Prof Kruger is also Co-ordinator of the Postgraduate Programme in Clinical Psychology and Community Counselling at Stellenbosch. She undertook to interrogate her own experiences of working with students in the low income communities in the Western Cape, and to try and understand what she terms psychology's reluctance to engage with the issues of poverty and, more specifically, the psychology of poverty.

She opened her speech by acknowledging the widely held idea that psychology, as a discipline, has a tenuous at best link with poverty. Looking at definitions of poverty, one finds both quantitative and qualitative aspects; on the one hand being 'poor' is seeing as being without means or resources, on the other, it is seen as a state in which one exists as an object of pity.

The term 'poor' therefore always seems to contain both an economic and a moral aspect. In psychological discourse, poverty is almost always identified as pain. Until recently a dearth of research existed, but over the last few years more attempts have been made, says Prof Kruger, to research poverty and mental health.

The results from such research, drawn together by Lund et al in a 2010 review, did indeed back up the ‘poverty is pain’ hypothesis, but were not as unequivocal as might have been expected.

Analysis suggested that women living in poverty are more vulnerable to developing mental health problems, but further research was clearly called for, to analyse which aspects of poverty are contributing to mental health disorders.

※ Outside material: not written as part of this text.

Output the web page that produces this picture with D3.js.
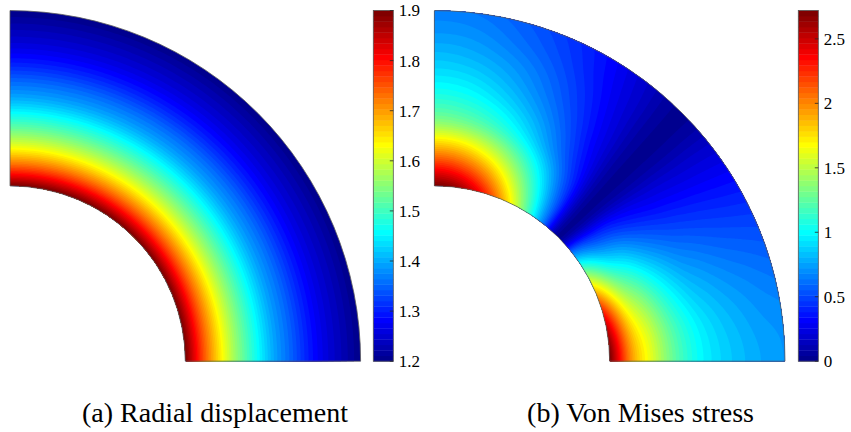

So what does it mean to be poor? To be happy? To be healthy? She says that we are nowhere near to establishing the link between poverty and psychological wellbeing.

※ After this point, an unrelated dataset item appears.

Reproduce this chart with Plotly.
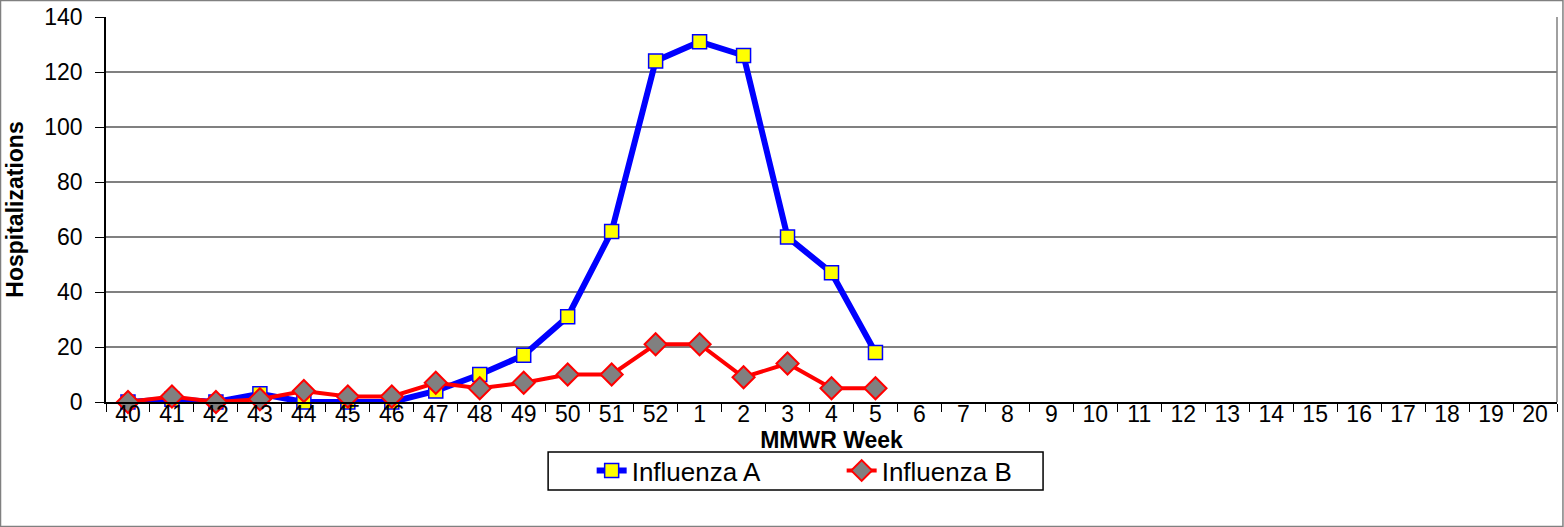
import plotly.graph_objects as go

weeks = ['40', '41', '42', '43', '44', '45', '46', '47', '48', '49', '50', '51', '52',
         '1', '2', '3', '4', '5', '6', '7', '8', '9', '10', '11', '12', '13', '14',
         '15', '16', '17', '18', '19', '20']
flu_a = [0, 1, 0, 3, 0, 0, 0, 4, 10, 17, 31, 62, 124, 131, 126, 60, 47, 18]
flu_b = [0, 2, 0, 1, 4, 2, 2, 7, 5, 7, 10, 10, 21, 21, 9, 14, 5, 5]

fig = go.Figure()

# Influenza A - thick blue line with yellow squares
fig.add_trace(go.Scatter(
    x=weeks[:len(flu_a)], y=flu_a, name='Influenza A', mode='lines+markers',
    line=dict(color='#0000FF', width=6),
    marker=dict(symbol='square', size=14, color='#FFFF00',
                line=dict(color='#0000FF', width=1.5)),
    cliponaxis=False,
))

# Influenza B - red line with gray diamonds
fig.add_trace(go.Scatter(
    x=weeks[:len(flu_b)], y=flu_b, name='Influenza B', mode='lines+markers',
    line=dict(color='#FF0000', width=4),
    marker=dict(symbol='diamond', size=17, color='#808080',
                line=dict(color='#FF0000', width=2)),
    cliponaxis=False,
))

fig.update_layout(
    width=1564, height=527,
    margin=dict(l=106, r=7, t=17, b=125, autoexpand=False),
    paper_bgcolor='white', plot_bgcolor='white',
    font=dict(family='Liberation Sans, Arial, sans-serif', size=23, color='black'),
    showlegend=True,
    legend=dict(
        orientation='h', x=0.507, xanchor='center', y=-0.117, yanchor='top',
        borderwidth=0, bgcolor='rgba(0,0,0,0)',
        font=dict(size=26), entrywidth=205, traceorder='normal',
    ),
    shapes=[
        # outer chart border
        dict(type='rect', xref='paper', yref='paper',
             x0=-0.0727, x1=1.0041, y0=-0.3235, y1=1.043,
             line=dict(color='#808080', width=1.5), layer='below'),
        # plot area frame (right side)
        dict(type='line', xref='paper', yref='paper', x0=1, x1=1, y0=0, y1=1,
             line=dict(color='#808080', width=1.5)),
        # legend frame
        dict(type='rect', xref='paper', yref='paper',
             x0=0.3047, x1=0.6458, y0=-0.2286, y1=-0.1299,
             line=dict(color='black', width=1.5), fillcolor='white', layer='below'),
    ],
)

fig.update_xaxes(
    type='category', categoryorder='array', categoryarray=weeks,
    range=[-0.5, len(weeks) - 0.5],
    showline=True, linecolor='black', linewidth=1.5,
    ticks='outside', tickson='boundaries', ticklen=8, tickcolor='black',
    ticklabelstandoff=-9, automargin=False,
    showgrid=False,
    title=dict(text='<b>MMWR Week</b>', font=dict(size=23), standoff=0),
)

fig.update_yaxes(
    range=[0, 140], dtick=20,
    showline=True, linecolor='black', linewidth=1.5,
    ticks='outside', ticklen=9, tickcolor='black',
    ticklabelstandoff=8, automargin=False,
    showgrid=True, gridcolor='#808080', gridwidth=1.5,
    zeroline=False,
    title=dict(text='<b>Hospitalizations</b>', font=dict(size=23), standoff=14),
)

# drop the default page margin so the figure sits at the window's top-left corner
fig.write_html('out.html', config={'displayModeBar': False},
               post_script="document.body.style.margin='0';")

Quantitative studies have, she says, taken us as far as they are able, and it is now essential for qualitative studies to come to the fore, allowing the voices and the emotional experiences of the poor to be heard. She sounds a note of warning though, for those who undertake this research; the conditions under which research is conducted may unwittingly be corrupted.

With the aid of case studies she gave the audience examples of these 'mechanisms of exclusion' by which the voices of the poor may not be being heard in a psychological context: these included the pathologising of the subject, the romanticising of the circumstances of poverty in which the subject finds themselves, and disengagement on the part of the researcher.

In respect of the latter, Prof Kruger explains that drop out rates among poor patients are high, but also that examination of taped therapy sessions reveals that in many cases the blame for this needs to be shared with the therapists.

Trapped in their own mental constructs, many are left unable to interact with their patients outside of their own subconscious notions and ideas. Experience shows also that those living in poverty tend not to disclose painful feelings to those who wish to help them. The complexity of such a situation, and therefore the difficulty of creating a helpful and secure inter-subjective space, is plain to see.

She concluded by saying that it is easy to carry out research which enforces the mantra of 'poverty is pain'. But, she says, these voices have to be understood and analysed in varying contexts, psychological, economic and political among others, if social transformation is to be attained.